On Wed, Dec 05, 2001 at 01:54:42PM -0800, Kassetra Stevenson wrote:
> 
> 
> Thank you very much for the snapshot Emile.  
> 
> Let me see if I am understanding this correctly now:
> 
> Since all of the pages in my company's website have the same headers and
> footers, I can make a single root style that has two elements: header
> and footer -- but where do I put my .css code, is that another element
> of the root style?

You can make another style element and include it into your style,
says, in your header element (as you describe it in html code).
Quick sample:

Style element "Header" contains:

<html>
<head>
<title><[title]></title>
<style><!--
<[css]>
--></style>

And in your "css" element you can put your styles as in plain .css
file:

a {text-decoration: none;
   color: blue;
   }

a:hover {text-decoration: underline;
   color: blue;
   }

...and so on...

> 
> Then the single page layout (in html) that all of the pages use, is a
> root page element, correct?  That's where I use php in another page
> element to pull the content from topic.articles...?  So that when a link
> from the header navigation is clicked on, it chooses (with php code) the
> correct topic to go to and displays the articles in that topic?
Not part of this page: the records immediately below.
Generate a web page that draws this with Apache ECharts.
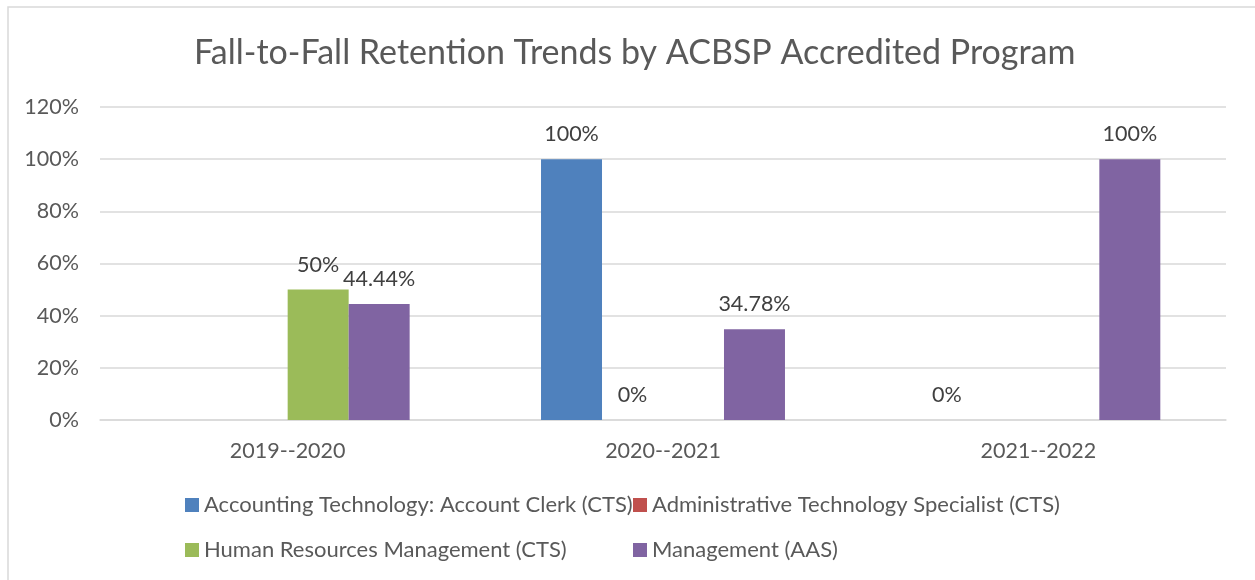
<!DOCTYPE html>
<html>
<head>
<meta charset="utf-8">
<script src="https://cdn.jsdelivr.net/npm/echarts@6/dist/echarts.min.js"></script>
<style>
  html, body { margin: 0; padding: 0; background: #fff; }
  #chart { width: 1255px; height: 580px; }
</style>
</head>
<body>
<div id="chart"></div>
<script>
// data
const years = ['2019--2020', '2020--2021', '2021--2022'];
const accounting = [null, 100, 0];
const adminTech = [null, 0, null];
const humanRes = [50, null, null];
const management = [44.44, 34.78, 100];
const yTicks = [0, 20, 40, 60, 80, 100, 120];

const names = [
    'Accounting Technology: Account Clerk (CTS)',
    'Administrative Technology Specialist (CTS)',
    'Human Resources Management (CTS)',
    'Management (AAS)'
];
const colors = ['#4f81bd', '#c0504d', '#9bbb59', '#8064a2'];
const values = [accounting, adminTech, humanRes, management];

const FONT = 'Lato';
const SIZE = 21.5;
const chart = echarts.init(document.getElementById('chart'));

// one legend per item so the two columns line up like the original
const legendPos = [[185, 494], [633, 494], [185, 539], [633, 539]];
const legends = names.map((n, i) => ({
    data: [n],
    left: legendPos[i][0],
    top: legendPos[i][1],
    icon: 'rect',
    itemWidth: 14,
    itemHeight: 14,
    itemGap: 0,
    padding: 0,
    selectedMode: false,
    textStyle: { fontFamily: FONT, fontSize: 22, color: '#595959' }
}));

const option = {
    animation: false,
    backgroundColor: '#fff',
    color: colors,
    title: {
        text: 'Fall-to-Fall Retention Trends by ACBSP Accredited Program',
        left: 189,
        top: 31,
        textStyle: { fontFamily: FONT, fontSize: 34, fontWeight: 'normal', color: '#595959' }
    },
    graphic: [{
        type: 'rect',
        shape: { x: 8, y: 7, width: 1400, height: 700 },
        style: { fill: 'none', stroke: '#d9d9d9', lineWidth: 1.5 },
        silent: true
    }],
    legend: legends,
    grid: { left: 100, right: 29, top: 107, bottom: 160 },
    xAxis: {
        type: 'category',
        data: years,
        axisTick: { show: false },
        axisLine: { lineStyle: { color: '#d9d9d9', width: 1.5 } },
        axisLabel: { fontFamily: FONT, fontSize: SIZE, color: '#595959', margin: 20 }
    },
    yAxis: {
        type: 'value',
        min: yTicks[0],
        max: yTicks[yTicks.length - 1],
        interval: 20,
        axisLine: { show: false },
        axisTick: { show: false },
        splitLine: { lineStyle: { color: '#d9d9d9', width: 1.5 } },
        axisLabel: {
            fontFamily: FONT, fontSize: SIZE, color: '#595959', margin: 21,
            formatter: v => v + '%'
        }
    },
    series: names.map((n, i) => ({
        name: n,
        type: 'bar',
        data: values[i],
        barGap: '0%',
        barCategoryGap: '35%',
        itemStyle: { color: colors[i] },
        label: {
            show: true,
            position: 'top',
            distance: 14,
            fontFamily: FONT,
            fontSize: SIZE,
            color: '#404040',
            formatter: p => p.value == null ? '' : p.value + '%'
        }
    }))
};

chart.setOption(option);
window.addEventListener('resize', () => chart.resize());
</script>
</body>
</html>
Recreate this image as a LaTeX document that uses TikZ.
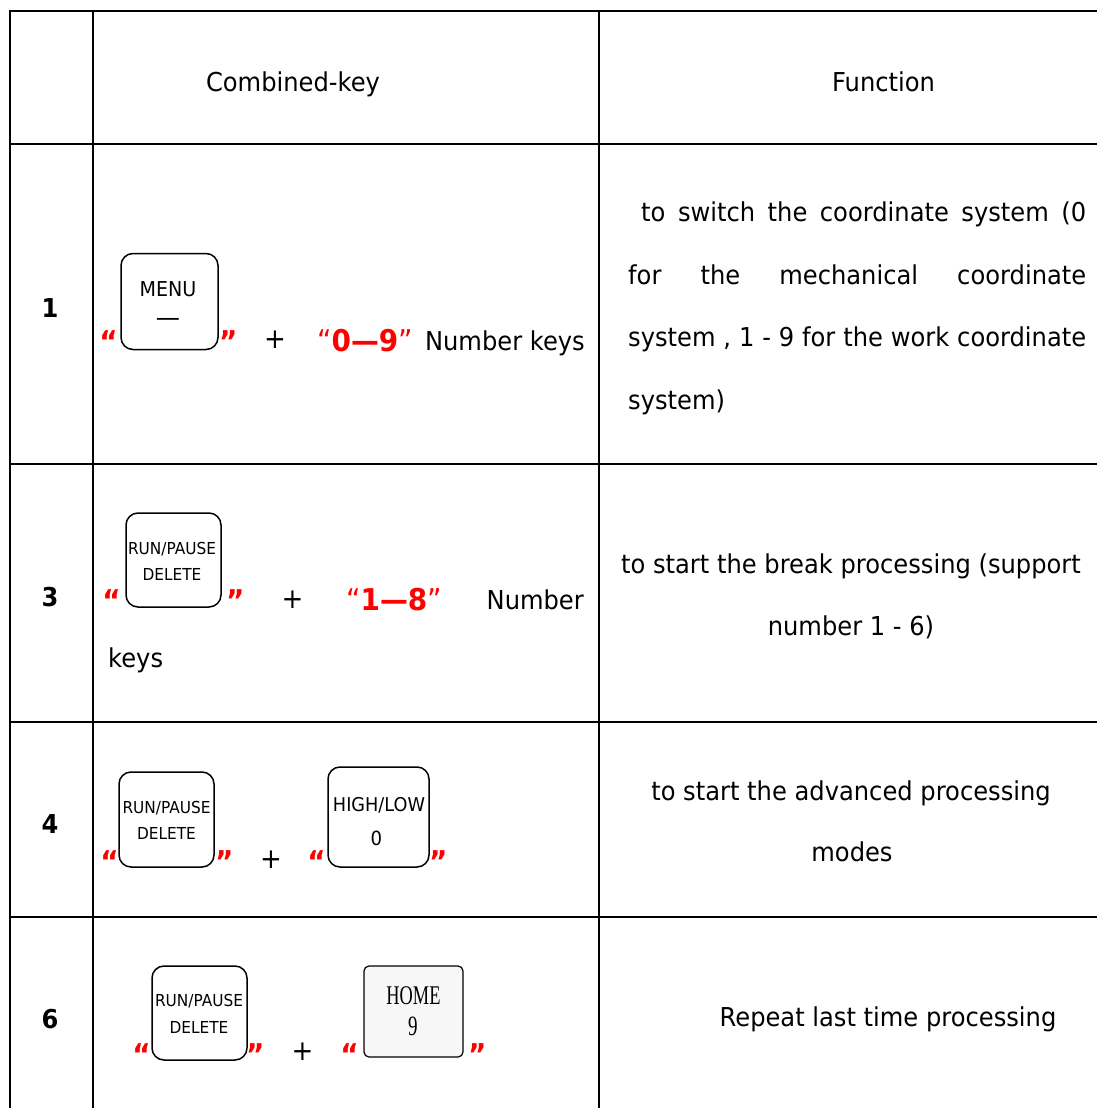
\documentclass[tikz,border=0pt]{standalone}
\usepackage{fontspec}
\setmainfont{DejaVu Sans}[FakeStretch=0.93]
\newfontfamily\homefont{Liberation Serif}[FakeStretch=0.68]
\begin{document}
\begin{tikzpicture}[x=1pt,y=-1pt,
  grid/.style={line width=2pt,black},
  txt/.style={font=\fontsize{26}{30}\selectfont,inner sep=0pt,anchor=base},
  redtxt/.style={font=\fontsize{30}{32}\selectfont,text=red,inner sep=0pt,anchor=base west},
  num/.style={font=\fontsize{26}{30}\selectfont\bfseries,inner sep=0pt,anchor=base},
  keybox/.style={draw,line width=1.5pt,rounded corners=12pt,inner sep=0pt},
  keytxt/.style={font=\fontsize{16.5}{20}\selectfont,inner sep=0pt},
  quo/.style={text=red,font=\fontsize{30}{32}\selectfont\bfseries,inner sep=0pt,anchor=base},
  plus/.style={font=\fontsize{28}{30}\selectfont,inner sep=0pt}]
\useasboundingbox (0,0) rectangle (1097,1108);
% table grid
\draw[grid] (10,1108) -- (10,11) -- (1097,11);
\draw[grid] (93,11) -- (93,1108);
\draw[grid] (599,11) -- (599,1108);
\foreach \yy in {144,464,722,917} \draw[grid] (10,\yy) -- (1097,\yy);
% header
\node[txt] (hk) at (293,91.5) {Combined-key};
\node[txt] (hf) at (883.5,91.5) {Function};
% row numbers
\node[num] (n1) at (50,317) {1};
\node[num] (n3) at (50,606) {3};
\node[num] (n4) at (50,833) {4};
\node[num] (n6) at (50,1028) {6};
% row 1
\node[keybox,minimum width=97pt,minimum height=96pt] (k1) at (169.5,301.5) {};
\node[font=\fontsize{20.5}{22}\selectfont,inner sep=0pt] (k1a) at (168,289) {MENU};
\node[font=\fontsize{26}{28}\selectfont,inner sep=0pt] (k1b) at (168,322) {—};
\node[quo,anchor=base east] (q1l) at (118,352) {“};
\node[quo,anchor=base west] (q1r) at (219,352) {”};
\node[plus] (p1) at (275,340) {+};
\node[redtxt] (r1) at (317,351) {“\textbf{0—9}”};
\node[txt,anchor=base east] (r1b) at (585,350) {Number keys};
\node[txt,anchor=base west] (f1a) at (641,221.5) {\makebox[445pt][s]{to switch the coordinate system (0}};
\node[txt,anchor=base west] (f1b) at (628,284) {\makebox[458pt][s]{for the mechanical coordinate}};
\node[txt,anchor=base west] (f1c) at (628,346.5) {\makebox[458pt][s]{system , 1 - 9 for the work coordinate}};
\node[txt,anchor=base west] (f1d) at (628,409) {system)};
% row 3
\node[keybox,minimum width=95pt,minimum height=94pt] (k3) at (173.5,560) {};
\node[keytxt] (k3a) at (172,549) {RUN/PAUSE};
\node[keytxt] (k3b) at (172,574) {DELETE};
\node[quo,anchor=base east] (q3l) at (121,611) {“};
\node[quo,anchor=base west] (q3r) at (226,611) {”};
\node[plus] (p3) at (292.5,600) {+};
\node[redtxt] (r3) at (346,610) {“\textbf{1—8}”};
\node[txt,anchor=base east] (r3b) at (584,609) {Number};
\node[txt,anchor=base west] (r3c) at (108,667) {keys};
\node[txt] (f3a) at (851,573) {to start the break processing (support};
\node[txt] (f3b) at (851,635) {number 1 - 6)};
% row 4
\node[keybox,minimum width=95pt,minimum height=95pt] (k4) at (166.5,819.5) {};
\node[keytxt] (k4a) at (166.5,808) {RUN/PAUSE};
\node[keytxt] (k4b) at (166.5,833.5) {DELETE};
\node[quo,anchor=base east] (q4l) at (119,872) {“};
\node[quo,anchor=base west] (q4r) at (215,872) {”};
\node[plus] (p4) at (271,859.5) {+};
\node[keybox,minimum width=101pt,minimum height=100pt] (k4h) at (378.5,817) {};
\node[font=\fontsize{19}{22}\selectfont,inner sep=0pt] (k4c) at (379,805) {HIGH/LOW};
\node[font=\fontsize{19.5}{22}\selectfont,inner sep=0pt] (k4d) at (376.5,838) {0};
\node[quo,anchor=base east] (q4m) at (326,872) {“};
\node[quo,anchor=base west] (q4n) at (429,872) {”};
\node[txt] (f4a) at (851,800.5) {to start the advanced processing};
\node[txt] (f4b) at (852,861.5) {modes};
% row 6
\node[keybox,minimum width=95pt,minimum height=94pt] (k6) at (199.5,1013) {};
\node[keytxt] (k6a) at (199,1001.5) {RUN/PAUSE};
\node[keytxt] (k6b) at (199,1027.5) {DELETE};
\node[quo,anchor=base east] (q6l) at (151,1065) {“};
\node[quo,anchor=base west] (q6r) at (246,1065) {”};
\node[plus] (p6) at (302.5,1052) {+};
\node[draw,line width=1.2pt,rounded corners=5pt,fill=black!3,minimum width=99pt,minimum height=91pt,inner sep=0pt] (k6h) at (413.5,1011.5) {};
\node[font=\fontsize{27}{28}\homefont,inner sep=0pt] (k6c) at (413.5,996) {HOME};
\node[font=\fontsize{28}{30}\homefont,inner sep=0pt] (k6d) at (413,1026) {9};
\node[quo,anchor=base east] (q6m) at (359,1065) {“};
\node[quo,anchor=base west] (q6n) at (468,1065) {”};
\node[txt] (f6) at (888,1026.5) {Repeat last time processing};
\end{tikzpicture}
\end{document}
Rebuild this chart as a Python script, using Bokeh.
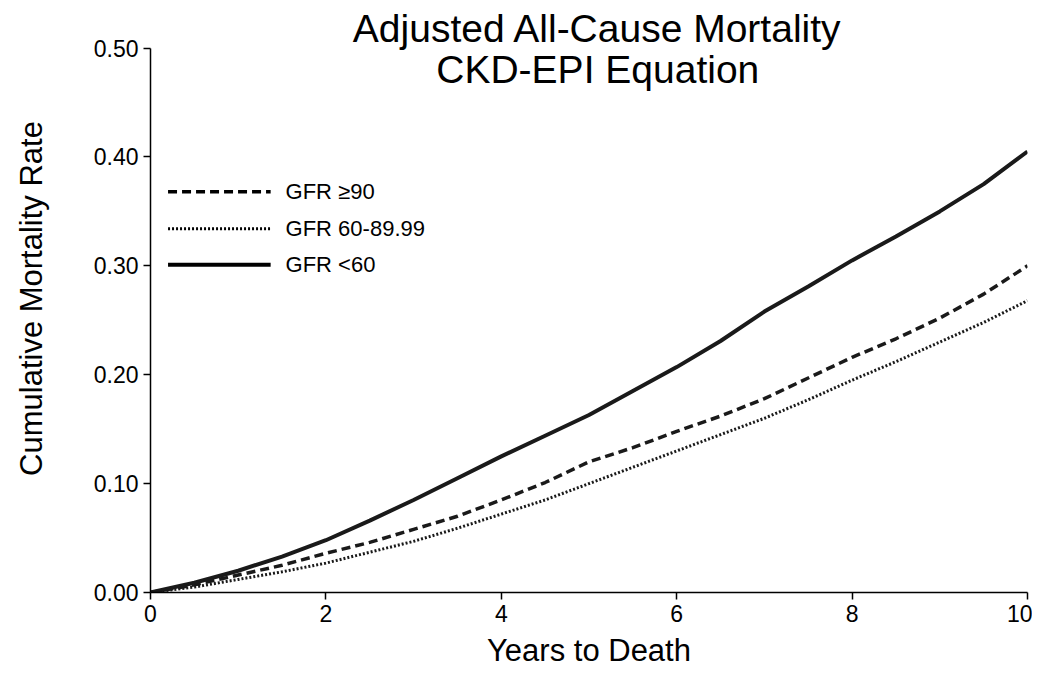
from bokeh.plotting import figure
from bokeh.models import Label, FixedTicker, NumeralTickFormatter
from bokeh.embed import file_html
from bokeh.resources import INLINE

years = [0, 0.5, 1, 1.5, 2, 2.5, 3, 3.5, 4, 4.5, 5, 5.5, 6, 6.5, 7, 7.5, 8, 8.5, 9, 9.5, 10]
gfr_90 = [0, 0.007, 0.016, 0.025, 0.036, 0.046, 0.058, 0.070, 0.085, 0.101, 0.120, 0.133, 0.148, 0.162, 0.178, 0.197, 0.216, 0.233, 0.252, 0.274, 0.300]
gfr_60_89 = [0, 0.005, 0.012, 0.019, 0.027, 0.037, 0.047, 0.059, 0.072, 0.085, 0.100, 0.115, 0.130, 0.145, 0.160, 0.177, 0.195, 0.212, 0.230, 0.248, 0.268]
gfr_lt60 = [0, 0.009, 0.020, 0.033, 0.048, 0.066, 0.085, 0.105, 0.125, 0.144, 0.163, 0.185, 0.207, 0.231, 0.258, 0.281, 0.305, 0.327, 0.350, 0.375, 0.405]
legend_names = ["GFR \u226590", "GFR 60-89.99", "GFR <60"]
dashes = ["9 5", "2 2", "solid"]
widths = [3.5, 3, 4]

FONT = "Liberation Sans"

# y range runs a bit past 0.50 so the title fits inside the frame; the axis stops at 0.50
p = figure(width=1032, height=678, x_range=(0, 10), y_range=(0, 0.54),
           output_backend="svg", toolbar_location=None,
           min_border_left=150, min_border_right=5, min_border_top=4, min_border_bottom=86)
p.outline_line_color = None
p.grid.visible = False
p.background_fill_color = "white"

for ys, dash, w in zip([gfr_90, gfr_60_89, gfr_lt60], dashes, widths):
    p.line(years, ys, line_color="#1a1a1a", line_width=w, line_dash=dash)

# legend drawn by hand
leg_y = [0.368, 0.334, 0.301]
for name, dash, w, ly in zip(legend_names, dashes, widths, leg_y):
    p.line([0.2, 1.37], [ly, ly], line_color="black", line_width=w, line_dash=dash)
    p.add_layout(Label(x=1.54, y=ly, text=name, text_font=FONT, text_font_size="22px",
                       text_baseline="middle", text_color="black"))

for txt, ty in [("Adjusted All-Cause Mortality", 0.518), ("CKD-EPI Equation", 0.480)]:
    p.add_layout(Label(x=5.1, y=ty, text=txt, text_font=FONT, text_font_size="39px",
                       text_align="center", text_baseline="middle", text_color="black"))

p.xaxis.ticker = FixedTicker(ticks=[0, 2, 4, 6, 8, 10])
p.yaxis.ticker = FixedTicker(ticks=[0, 0.1, 0.2, 0.3, 0.4, 0.5])
p.yaxis.bounds = (0, 0.5)
p.yaxis.formatter = NumeralTickFormatter(format="0.00")
for ax in (p.xaxis, p.yaxis):
    ax.minor_tick_line_color = None
    ax.major_tick_in = 0
    ax.major_tick_out = 7
    ax.axis_line_width = 1.5
    ax.major_tick_line_width = 1.5
    ax.major_label_text_font = FONT
    ax.major_label_text_font_size = "23px"
    ax.major_label_text_color = "black"
    ax.axis_label_text_font = FONT
    ax.axis_label_text_font_size = "31px"
    ax.axis_label_text_font_style = "normal"
    ax.axis_label_text_color = "black"
p.xaxis.axis_label = "Years to Death"
p.yaxis.axis_label = "Cumulative Mortality Rate"
p.xaxis.axis_label_standoff = 8
p.yaxis.axis_label_standoff = 42

open("out.html", "w").write(file_html(p, INLINE))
It isn't very clean (I didn't see Emile's code, so I can't say
anything about it).
Generally you can put somewhere in your style element <[content]>.
It's special style element that defines content of page. So when your
pages are visisted, Midgard looks in style, makes the make-up ;) and
puts content of page in place of <[content]> in style.

But from other side - you can put everything in style and don't use
<[content]> element at all. But I think (it's only my opinion) that
it's more difficult. I prefer make small and easy pages, even if there
would be a lot of them :)

And php code you use php everywhere in pages, styles and so on - every
Midgard page is in php before processing it by apache.

> 
> Which means that I can create groups and users that correspond to
> topics?  so that the *help* section of the website can be owned by a
> group named *help* ... and then users part of the *help* group can edit
> the *help* topics?

Yes.

> 
> But where do I put my php code for the forms that people fill out?  I
> have these forms that guide people through a signup procedure by asking
> them questions, and their responses determine where they go next... is
> that what snippets are for?

You're free in your choice. You can make it in snippet and then
include it from your pages, and you can put it directly on pages.
Snippets are for collecting functions and using them, says, on
different hosts or just different pages. So you could describe some
functions in style element and include it into ROOT, and you could do
it by snippet and make mgd_include_snippet("snippet_name").

> 
> Ok, last question (for this email)... I also have this php script for
> taking the first letter of each article and replacing it with a jpeg
> letter... where would I put that script so that it runs for every
> article?

Well, says you have page "article". In content of this page you have
some code to dispay article content. Something like that:

<?php
if ($argc > 0) {
  $id = $argv[0];
  $article = mgd_get_article($id); /* page "article" should be
                                          active. And I didn't any
                                          checks that article exists
                                          */
  echo first2jpeg($article->content); /* Calling your script to change
                                        first letter to jpeg image,
                                        output from it we show on html page */
}
?>

I hope that it gives you an idea.

--
Regards,
Sergei Dolmatov.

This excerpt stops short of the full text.